The empirical CDF is useful because it tells us a little about the true CDF of $D$. For example, if we draw $N=101$ samples, it would seem like the 51st largest sample (i.e., the median of the empirical distribution) is probably a reasonable proxy for the actual median of $D$. This intuition can be made precise: as long as $D$ is a continuous distribution, then the distribution of the actual quantile value (in $D$) for any sample is beta-distributed as a function of $N$ and the position of the sample in sorted order. (Cf, e.g., an introduction to order statistics.) For the remainder of this question, please take all real-valued distributions as continuous.
These beta distributions provide a strong characterization of $D$ with minimal assumptions-- it's great both in theory and practice. I'm looking for a similar result when the distribution is hierarchical.
As an example, suppose we choose $N$ people. Each person has a distribution for how many hours they sleep each night, say $D_k$ for person $k$. We collect $S_k$ samples $x_{k,1},x_{k,2},...,x_{k,S_k}$ from person $k$. For instance, we may collect a single data point from person 1, but 100 data points from person 2.
If we weight by samples (i.e., ignore the fact that repeated samples come from the same person), we would recover the situation above. If we weight by people, the empirical distribution is clear: we put probability $1/(NS_k)$ on sample $x_{k,i}$. But how do these values relate to the underlying distribution of quantiles? (I.e., what plays the role of the beta distributions?)
There seem to be (at least) three ways to make this question precise, and I'd very much appreciate any advice on thinking about these. I'll present them in (I believe) increasing order of complexity. Incidentally, to avoid some technicalities, it maybe useful to assume that the distributions (in addition to being continuous) all share the same range.
In all cases below, when I ask to estimate an underlying distribution, I mean: for an observation $x_{k,i}$, we wish to compute the probability that $x_{k,i}$ corresponds to any given quantile.
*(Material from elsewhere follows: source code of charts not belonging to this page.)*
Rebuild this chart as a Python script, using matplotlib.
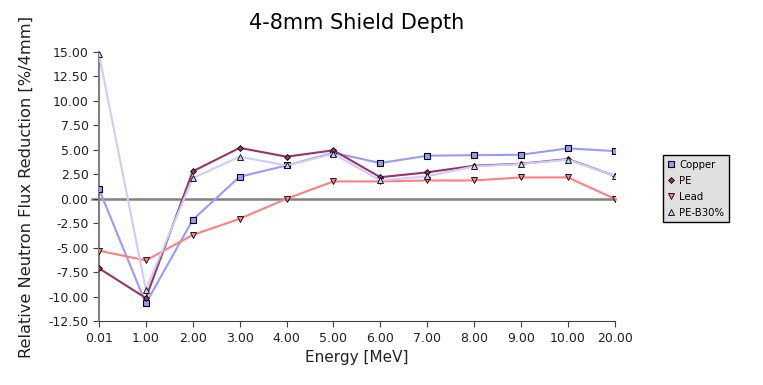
import numpy as np
import matplotlib
matplotlib.use("Agg")
import matplotlib.pyplot as plt

energies = ["0.01", "1.00", "2.00", "3.00", "4.00", "5.00", "6.00",
            "7.00", "8.00", "9.00", "10.00", "20.00"]
copper = [1.0, -10.7, -2.15, 2.25, 3.4, 4.7, 3.65, 4.4, 4.45, 4.5, 5.15, 4.87]
pe = [-7.1, -10.15, 2.8, 5.2, 4.3, 4.95, 2.2, 2.7, 3.37, 3.58, 4.05, 2.35]
lead = [-5.3, -6.3, -3.7, -2.05, 0.0, 1.77, 1.77, 1.87, 1.87, 2.18, 2.18, 0.0]
pe_b30 = [14.8, -9.3, 2.1, 4.3, 3.4, 4.6, 1.87, 2.3, 3.3, 3.55, 4.0, 2.35]
yticks = np.arange(-12.5, 15.01, 2.5)

fig = plt.figure(figsize=(7.63, 3.85), dpi=100)
ax = fig.add_axes([0.1297, 0.166, 0.676, 0.699])

x = np.arange(len(energies))
ax.axhline(0, color="#808080", lw=1.8, zorder=1, xmin=-0.013, clip_on=False)

ax.plot(x, copper, color="#9999ff", lw=1.5, marker="s", ms=4.5,
        mfc="#9999ff", mec="black", mew=0.8, label="Copper", zorder=3)
ax.plot(x, pe, color="#993366", lw=1.5, marker="D", ms=3,
        mfc="#993366", mec="black", mew=0.6, label="PE", zorder=3)
ax.plot(x, lead, color="#ff8080", lw=1.5, marker="v", ms=4,
        mfc="#ff8080", mec="black", mew=0.6, label="Lead", zorder=3)
ax.plot(x, pe_b30, color="#ccccff", lw=1.5, marker="^", ms=4,
        mfc="#ccccff", mec="black", mew=0.6, label="PE-B30%", zorder=3)

ax.set_xlim(0, len(energies) - 1)
ax.set_ylim(-12.5, 15)
ax.set_xticks(x)
ax.set_xticklabels(energies)
ax.set_yticks(yticks)
ax.set_yticklabels([f"{v:.2f}" for v in yticks])
ax.tick_params(labelsize=9, length=4, color="#404040", labelcolor="#222222")

for s in ["top", "right"]:
    ax.spines[s].set_visible(False)
ax.spines["left"].set_color("#808080")
ax.spines["left"].set_linewidth(1.5)
ax.spines["bottom"].set_color("#404040")

ax.set_xlabel("Energy [MeV]", fontsize=11, color="#222222")
ax.set_ylabel("Relative Neutron Flux Reduction [%/4mm]", fontsize=11.7,
              color="#222222", labelpad=10)
fig.text(0.468, 0.94, "4-8mm Shield Depth", ha="center", va="center", fontsize=15)

leg = ax.legend(loc="upper left", bbox_to_anchor=(1.093, 0.617), fontsize=7.3,
                frameon=True, fancybox=False, handlelength=0.8, handletextpad=0.4,
                borderpad=0.45, labelspacing=0.6, borderaxespad=0)
leg.get_frame().set_facecolor("#e0e0e0")
leg.get_frame().set_edgecolor("black")
leg.get_frame().set_alpha(1)
for h in leg.get_lines():
    h.set_linestyle("none")

fig.savefig("out.png", dpi=100)
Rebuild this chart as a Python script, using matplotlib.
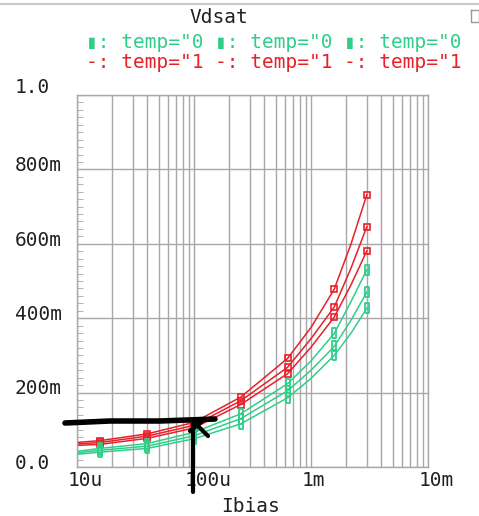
import matplotlib
matplotlib.use("Agg")
import matplotlib.pyplot as plt
from matplotlib.lines import Line2D
from matplotlib.transforms import blended_transform_factory
import numpy as np

# =========================
# DATA
# =========================
ibias = [10e-6, 15.8e-6, 39.8e-6, 100e-6, 251e-6, 631e-6, 1.0e-3, 1.58e-3, 2.2e-3, 3.0e-3]
mark_idx = [1, 2, 3, 4, 5, 7, 9]

red_1 = [0.066, 0.071, 0.089, 0.120, 0.188, 0.292, 0.375, 0.478, 0.600, 0.732]
red_2 = [0.062, 0.066, 0.083, 0.112, 0.178, 0.268, 0.345, 0.430, 0.535, 0.646]
red_3 = [0.058, 0.061, 0.077, 0.105, 0.168, 0.251, 0.322, 0.403, 0.490, 0.581]
green_1 = [0.042, 0.050, 0.063, 0.093, 0.143, 0.224, 0.285, 0.359, 0.445, 0.530]
green_2 = [0.038, 0.045, 0.056, 0.084, 0.130, 0.205, 0.260, 0.324, 0.395, 0.470]
green_3 = [0.034, 0.040, 0.050, 0.076, 0.116, 0.186, 0.238, 0.300, 0.360, 0.427]

xtick_vals = [10e-6, 100e-6, 1e-3, 10e-3]
xtick_labels = ["10u", "100u", "1m", "10m"]
ytick_vals = [0.0, 0.2, 0.4, 0.6, 0.8, 1.0]
ytick_labels = ["0.0", "200m", "400m", "600m", "800m", "1.0"]

title = "Vdsat"
xlabel = "Ibias"
legend_green = ['▮: temp="0', '▮: temp="0', '▮: temp="0']
legend_red = ['-: temp="1', '-: temp="1', '-: temp="1']

RED = "#e8202a"
GREEN = "#2fcf8a"
GRID = "#a8a8a8"
FONT = "DejaVu Sans Mono"

W, H = 479, 516
fig = plt.figure(figsize=(W / 100, H / 100), dpi=100)
ax = fig.add_axes([77 / W, 1 - 467 / H, (428 - 77) / W, (467 - 95) / H])

ax.set_xscale("log")
ax.set_xlim(10e-6, 10e-3)
ax.set_ylim(0, 1.0)

# grid
ax.set_yticks(ytick_vals)
ax.set_yticks(np.arange(0, 1.0001, 0.02), minor=True)
ax.grid(True, which="major", axis="both", color=GRID, lw=1.0)
ax.grid(True, which="minor", axis="x", color=GRID, lw=1.0)
ax.tick_params(axis="y", which="minor", direction="in", length=4, color=GRID, labelleft=False)
ax.tick_params(axis="y", which="major", length=0, labelleft=False)
ax.tick_params(axis="x", which="both", length=0, labelbottom=False)
for s in ax.spines.values():
    s.set_color(GRID)
    s.set_linewidth(1.0)

# curves
green_mk = [(-0.45, -1), (0.45, -1), (0.45, 1), (-0.45, 1), (-0.45, -1)]
for ys in [red_1, red_2, red_3]:
    ax.plot(ibias, ys, color=RED, lw=1.1, marker="s", ms=5, mfc="none",
            mec=RED, mew=1.2, markevery=mark_idx)
for ys in [green_1, green_2, green_3]:
    ax.plot(ibias, ys, color=GREEN, lw=1.1, marker=green_mk, ms=7, mfc="none",
            mec=GREEN, mew=1.3, markevery=mark_idx)

# tick labels (left aligned like the original tool)
ytr = blended_transform_factory(fig.transFigure, ax.transData)
for v, lab in zip(ytick_vals, ytick_labels):
    dy = 0.02 if v == 1.0 else 0.01
    ax.text(15 / W, v + dy, lab, transform=ytr, ha="left", va="center",
            fontsize=14, family=FONT, color="#202020")
xtr = blended_transform_factory(ax.transData, fig.transFigure)
for v, lab in zip(xtick_vals, xtick_labels):
    t = ax.text(v, 1 - 481 / H, lab, transform=xtr, ha="left", va="center",
                fontsize=14, family=FONT, color="#202020", clip_on=False)
    t.set_x(v / 10 ** (9 / 117))

fig.text(250 / W, 1 - 506 / H, xlabel, ha="center", va="center", fontsize=14,
         family=FONT, color="#202020")
fig.text(219 / W, 1 - 17 / H, title, ha="center", va="center", fontsize=14,
         family=FONT, color="#202020")

# legend rows
for k, (g, r) in enumerate(zip(legend_green, legend_red)):
    x0 = (86 + 129 * k) / W
    fig.text(x0, 1 - 43 / H, g, ha="left", va="center", fontsize=14, family=FONT, color=GREEN)
    fig.text(x0, 1 - 62 / H, r, ha="left", va="center", fontsize=14, family=FONT, color=RED)

# window border bits
fig.add_artist(Line2D([0, 1], [1 - 4 / H, 1 - 4 / H], transform=fig.transFigure, color="#c8c8c8", lw=1.5))
fig.add_artist(Line2D([471 / W, 479 / W, 479 / W, 471 / W, 471 / W],
                      [1 - 10 / H, 1 - 10 / H, 1 - 22 / H, 1 - 22 / H, 1 - 10 / H],
                      transform=fig.transFigure, color="#999999", lw=1))

# hand-drawn annotation (black line + arrow)
def px(xs, ys):
    return [x / W for x in xs], [1 - y / H for y in ys]

for xs, ys, lw in [
    ([65, 110, 160, 215], [423, 421, 421, 419], 4),
    ([193, 193], [492, 424], 3),
    ([190, 205], [431, 419], 3),
    ([195, 208], [423, 436], 3),
]:
    fx, fy = px(xs, ys)
    fig.add_artist(Line2D(fx, fy, transform=fig.transFigure, color="black", lw=lw,
                          solid_capstyle="round"))

fig.savefig("out.png", dpi=100)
Question #1: Assume that our entire population consists of these $N$ people. We are trying to estimate quantiles for: $$F=(1/N)\sum_{k=1}^N D_k$$
We can answer this problem as follows. First, we can compute the quantile distribution for each person at each sampled point using the machinery above. The distribution across quantiles is simply the uniform mixture of the $N$ beta distributions. Note that this also works with a weighted distribution across people: we simply replace $1/N$ with the appropriate weight.
Question #2: Assume that there is an underlying population of $M\gg N$ people, and we are trying to estimate: $$G=(1/M)\sum_{k=1}^M D_k$$
Question #3: We have a possibly infinite population of people, where person $i$ is associated with some real-valued distribution $D_i$. We sample $i$ (and thus $D_i$ from some distribution $P$ over distributions; we are trying to estimate the distribution $$H=E_{p\sim P} [D_p]$$
I would most like the answer to Question #3, but would settle for Question #2. Any help (or advice on reframing this question, if appropriate) would be greatly appreciated.